Knowing that collective bargaining elections could fragment the HGEA, Executive Director David Trask sought the solidarity that would come with affiliation. After all, sister AFSCME unions couldn't raid HGEA.
The board agreed, and so did 83 percent of the HGEA members who voted. Together with the United Public Workers, HGEA joined the larger union family, gaining protection, increased political clout and the expertise of an international union.
With that foundation, the new union began to build.
In 1971, HGEA organized its first unit - the educational officers of Unit 6. It took two years to win five more units: Units 2, 3, 4, 8 and 13. Unit 9's registered professional nurses joined in 1979, bringing HGEA the strength and breadth of public worker representation it enjoys today.
Continuing the Fight
When David Trask retired in 1981, the board picked Russell Okata to fill the executive director’s chair. Under Okata’s stewardship, the union established a strong financial foundation, built new union offices on the neighbor islands, expanded member benefits and services, improved communications, and increased its standing and influence in the community.

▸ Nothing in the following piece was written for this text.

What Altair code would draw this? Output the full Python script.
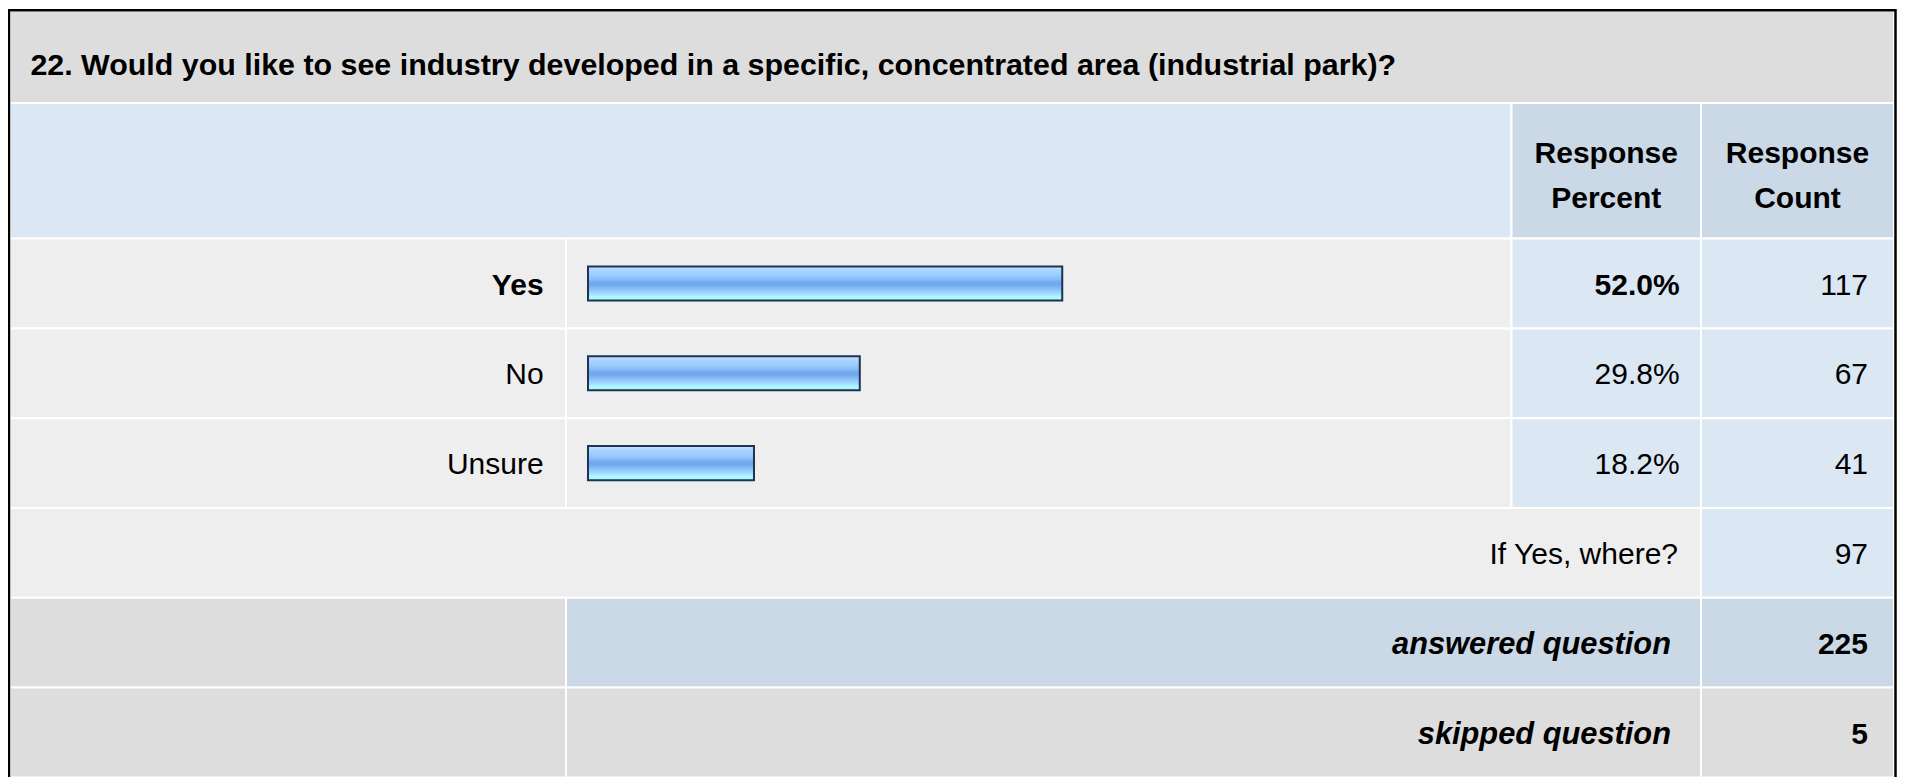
import altair as alt
import pandas as pd

# ---------------- data ----------------
title = "22. Would you like to see industry developed in a specific, concentrated area (industrial park)?"
header_percent = ["Response", "Percent"]
header_count = ["Response", "Count"]
categories = ["Yes", "No", "Unsure"]
percents = [52.0, 29.8, 18.2]
counts = [117, 67, 41]
other_label = "If Yes, where?"
other_count = 97
answered_label = "answered question"
answered_count = 225
skipped_label = "skipped question"
skipped_count = 5

# ---------------- layout (view px) ----------------
O = 8
W, H = 1891, 769
FONT = "Liberation Sans"
FS = 30

XL, XAB, XBC, XCD, XR = 10 - O, 566 - O, 1511.5 - O, 1701 - O, 1894 - O
YT, YTH, YHR = 11 - O, 103 - O, 238.6 - O
STEP = 89.8

LIGHT_GRAY = "#eeeeee"
GRAY = "#dddddd"
LIGHT_BLUE = "#dce7f4"
BLUE = "#cbd8e6"

row_keys = categories + [other_label, answered_label, skipped_label]
y_rows = alt.Scale(domain=row_keys, range=[YHR, YHR + STEP * len(row_keys)],
                   paddingInner=0, paddingOuter=0)

# ---------------- cells ----------------
fixed_cells = pd.DataFrame([
    dict(x0=XL, x1=XR, y0=YT, y1=YTH, fill=GRAY),
    dict(x0=XL, x1=XBC, y0=YTH, y1=YHR, fill=LIGHT_BLUE),
    dict(x0=XBC, x1=XCD, y0=YTH, y1=YHR, fill=BLUE),
    dict(x0=XCD, x1=XR, y0=YTH, y1=YHR, fill=BLUE),
])

rc = []
for c in categories:
    rc += [dict(row=c, x0=XL, x1=XAB, fill=LIGHT_GRAY),
           dict(row=c, x0=XAB, x1=XBC, fill=LIGHT_GRAY),
           dict(row=c, x0=XBC, x1=XCD, fill=LIGHT_BLUE),
           dict(row=c, x0=XCD, x1=XR, fill=LIGHT_BLUE)]
rc += [dict(row=other_label, x0=XL, x1=XCD, fill=LIGHT_GRAY),
       dict(row=other_label, x0=XCD, x1=XR, fill=LIGHT_BLUE)]
rc += [dict(row=answered_label, x0=XL, x1=XAB, fill=GRAY),
       dict(row=answered_label, x0=XAB, x1=XCD, fill=BLUE),
       dict(row=answered_label, x0=XCD, x1=XR, fill=BLUE)]
rc += [dict(row=skipped_label, x0=XL, x1=XAB, fill=GRAY),
       dict(row=skipped_label, x0=XAB, x1=XCD, fill=GRAY),
       dict(row=skipped_label, x0=XCD, x1=XR, fill=GRAY)]
row_cells = pd.DataFrame(rc)

fixed_layer = alt.Chart(fixed_cells).mark_rect(stroke="white", strokeWidth=2).encode(
    x=alt.X("x0:Q", scale=None, axis=None), x2="x1:Q",
    y=alt.Y("y0:Q", scale=None, axis=None), y2="y1:Q",
    fill=alt.Fill("fill:N", scale=None),
)
row_layer = alt.Chart(row_cells).mark_rect(stroke="white", strokeWidth=2).encode(
    x=alt.X("x0:Q", scale=None, axis=None), x2="x1:Q",
    y=alt.Y("row:N", scale=y_rows, axis=None),
    fill=alt.Fill("fill:N", scale=None),
)

# ---------------- bars ----------------
grad = alt.LinearGradient(
    gradient="linear", x1=0, y1=0, x2=0, y2=1,
    stops=[
        alt.GradientStop(color="#c8e4ff", offset=0.0),
        alt.GradientStop(color="#aad4ff", offset=0.12),
        alt.GradientStop(color="#9ccbff", offset=0.26),
        alt.GradientStop(color="#88bdf7", offset=0.38),
        alt.GradientStop(color="#70a9ee", offset=0.46),
        alt.GradientStop(color="#70a9ee", offset=0.55),
        alt.GradientStop(color="#84baf5", offset=0.63),
        alt.GradientStop(color="#98ccfd", offset=0.73),
        alt.GradientStop(color="#a6e2ff", offset=0.82),
        alt.GradientStop(color="#adf9ff", offset=0.88),
        alt.GradientStop(color="#adf9ff", offset=1.0),
    ],
)
bars_df = pd.DataFrame({"row": categories, "pct": percents})
bar_layer = alt.Chart(bars_df).mark_bar(fill=grad, stroke="#1e3354", strokeWidth=2).encode(
    x=alt.X("pct:Q", scale=alt.Scale(domain=[0, 100], range=[580, 1492]), axis=None),
    y=alt.Y("row:N", scale=alt.Scale(domain=categories, range=[YHR, YHR + STEP * 3],
                                     paddingInner=0.62, paddingOuter=0.31), axis=None),
)

# ---------------- texts ----------------
top = max(percents)
cat_df = pd.DataFrame({
    "row": categories,
    "pct_label": [f"{p:.1f}%" for p in percents],
    "count": [str(c) for c in counts],
    "top": [p == top for p in percents],
})


def row_text(df, field, x, align="right", weight="normal", style="normal", size=FS):
    return alt.Chart(df).mark_text(
        align=align, baseline="middle", font=FONT, fontSize=size, fontWeight=weight,
        fontStyle=style, color="#000000", dy=2,
    ).encode(x=alt.value(x), y=alt.Y("row:N", scale=y_rows, axis=None), text=f"{field}:N")


top_df = cat_df[cat_df["top"]]
rest_df = cat_df[~cat_df["top"]]
X_LABEL = 543.6 - O
X_PCT = 1679.6 - O
X_CNT = 1868 - O

texts = [
    row_text(top_df, "row", X_LABEL, weight="bold"),
    row_text(rest_df, "row", X_LABEL),
    row_text(top_df, "pct_label", X_PCT, weight="bold"),
    row_text(rest_df, "pct_label", X_PCT),
    row_text(cat_df, "count", X_CNT),
]

other_df = pd.DataFrame({"row": [other_label], "count": [str(other_count)]})
texts += [row_text(other_df, "row", 1678 - O), row_text(other_df, "count", X_CNT)]

summary_df = pd.DataFrame({"row": [answered_label, skipped_label],
                           "count": [str(answered_count), str(skipped_count)]})
texts += [row_text(summary_df, "row", 1671 - O, weight="bold", style="italic", size=30.8),
          row_text(summary_df, "count", X_CNT, weight="bold")]


def fixed_text(s, x, y, align, weight="bold", size=FS):
    return alt.Chart(pd.DataFrame({"t": [s]})).mark_text(
        align=align, baseline="middle", font=FONT, fontSize=size, fontWeight=weight, color="#000000",
    ).encode(x=alt.value(x), y=alt.value(y), text="t:N")


XC_PCT = (XBC + XCD) / 2
XC_CNT = (XCD + XR) / 2
texts += [
    fixed_text(title, 30.4 - O, 65.5 - O, "left", size=30.4),
    fixed_text(header_percent[0], XC_PCT, 153.5 - O, "center"),
    fixed_text(header_percent[1], XC_PCT, 198.5 - O, "center"),
    fixed_text(header_count[0], XC_CNT, 153.5 - O, "center"),
    fixed_text(header_count[1], XC_CNT, 198.5 - O, "center"),
]

# ---------------- frame ----------------
frame = alt.Chart(pd.DataFrame({"k": [0]})).mark_rect(
    fillOpacity=0, stroke="#000000", strokeWidth=2.5
).encode(x=alt.value(1), x2=alt.value(1887.5), y=alt.value(2.2), y2=alt.value(H + 40))

chart = alt.layer(fixed_layer, row_layer, bar_layer, *texts, frame).resolve_scale(
    x="independent", y="independent"
).properties(
    width=W, height=H, autosize=alt.AutoSizeParams(type="none"), padding=0,
).configure_view(stroke=None)

chart.save("out.html", embed_options={"renderer": "svg", "actions": False})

Union solidarity was never more evident than in April 1994, when 16,000 striking members of Units 3, 4 and 13 either shut down or drastically reduced government services throughout Hawaii for 12 days. It was the first and only strike in HGEA’s history.
In 1995, HGEA supported legislation that ended its right to strike. In its place, HGEA gained final and binding arbitration, which settles collective bargaining disputes without disrupting public services.
Also in 1995, HGEA became the first union in Hawaii to offer its own Internet service as an exclusive benefit for its members. The union saw the Internet as a means to improve communication with the membership and public. In 1999, HGEA took another step forward by hosting its own weekly radio show, “Voice of Labor.” Until its end in 2007, the program was an opportunity for HGEA to feature labor leaders and issues affecting unions.
A New Era
Russell Okata retired on Dec. 31, 2007, after a 38-year career with HGEA. He served as executive director since 1981.
Randy Perreira, who had been HGEA’s deputy executive director, became HGEA’s fifth executive director on Jan. 1, 2008.
Perreira, whose HGEA career spans more than two decades, has been involved with key responsibilities that prepared him to lead the organization. He started with the union in 1983, and was a union agent for two years. He left Hawaii and lived on the mainland for a brief period, and returned to HGEA as a union agent in 1986. Perreira was promoted to field services officer in 1990, and became the union’s deputy executive director in 1999.
The 21st century offers new challenges for HGEA, its leaders and members. While technology has changed the way the union does business and advanced its ability to respond to each challenge, HGEA’s heart has not changed. As long as public workers need protection from employers and lawmakers who would limit their rights and benefits, HGEA will be around to provide it.